Hará treinta años, un señor ya viejo me pidió prestado algo de Joaquín Edwards Bello. Le llevé
Hotel Oddó, en la edición de Zig-Zag, la que tiene en la portada esa pintura de Enrique Lynch en que aparece el centro de Santiago en un día de lluvia. Me encontré con el señor al día siguiente y le pregunté si había leído algo del libro. Me dijo que no, que no pasó del título y la portada, que se fue quedando en las evocaciones de la imagen y así se durmió.
Claro, él había conocido el Santiago de la época del Centenario y aquel registro impreciso, en blanco y negro, de una zona por donde anduvo en su juventud, fue suficiente para activar la memoria y el sueño, que en este caso vendrían a ser la misma cosa. Como sea, la conclusión que se podría sacar de esta anécdota es que no es necesario zamparse trescientas páginas para generar una experiencia profunda.

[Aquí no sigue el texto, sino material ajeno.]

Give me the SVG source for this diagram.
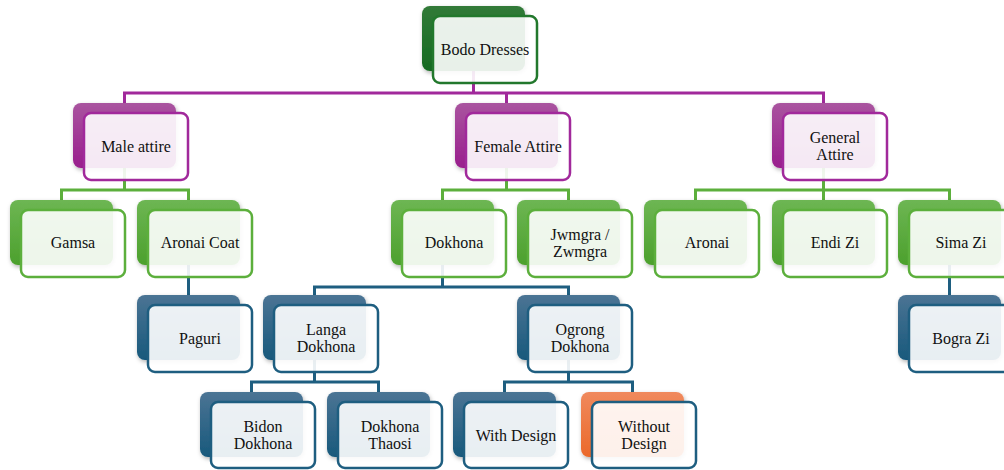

En la medida en que uno va sabiendo lo que busca solo necesita pistas, indicios.
Juan Luis Martínez, que tenía una biblioteca estupenda, me contó alguna vez que no solía leer libros enteros, que más bien los usaba para pensar, para conectar ideas, y por tanto muchas veces le bastaban los fragmentos. La lectura era para él una actividad anexa a la del pensamiento. Decía además preferir las cosas que escribían los teóricos sobre las novelas antes que las novelas propiamente tales.
Una de estas tardes nubladas abrí al achunte el libro
El subrayador, de Pedro Mairal, y caí o ingresé en un texto breve titulado "Día hábil". Fue una lectura de un minuto o dos, no sé, pero el hecho es que al llegar al punto final me di cuenta de que me había emocionado. Por lo mismo, en cierto modo, no era el mismo individuo de un rato antes. En unas cuantas palabras Mairal había iluminado un asunto que para mí siempre anda rondando en estado de inminencia: la imposible contemporaneidad de hijos y padres, la distancia insalvable que se da incluso cuando ambos coinciden en reírse de algo, solo porque uno lo hace en la infancia y el otro en la adultez, y entremedio hay treinta años irreductibles.
Para no volverse loco uno se olvida de este tipo de intuiciones, las pasa a la carpeta de las cuestiones pendientes, pero siempre penan o persisten, como una mancha sutil que se hubiera instalado en un punto del globo ocular y se moviera con nuestra mirada.
Me parece que Mairal habla de pasillos, pasillos de casas, que son los lugares propiciatorios de la metafísica domiciliaria junto a espejos, escaleras, ventanas. Hay que imaginarse en qué sector del tiempo está el hombre que abre una puerta y ve a su hijo correr hacia él desde el fondo del pasillo, y cómo en una distracción generacional esa escena se convierte en una proyección del pasado y luego en memoria remota y más tarde, en olvido.
No es necesario zamparse trescientas páginas para generar una experiencia profunda. En la medida en que uno va sabiendo lo que busca solo necesita pistas, indicios.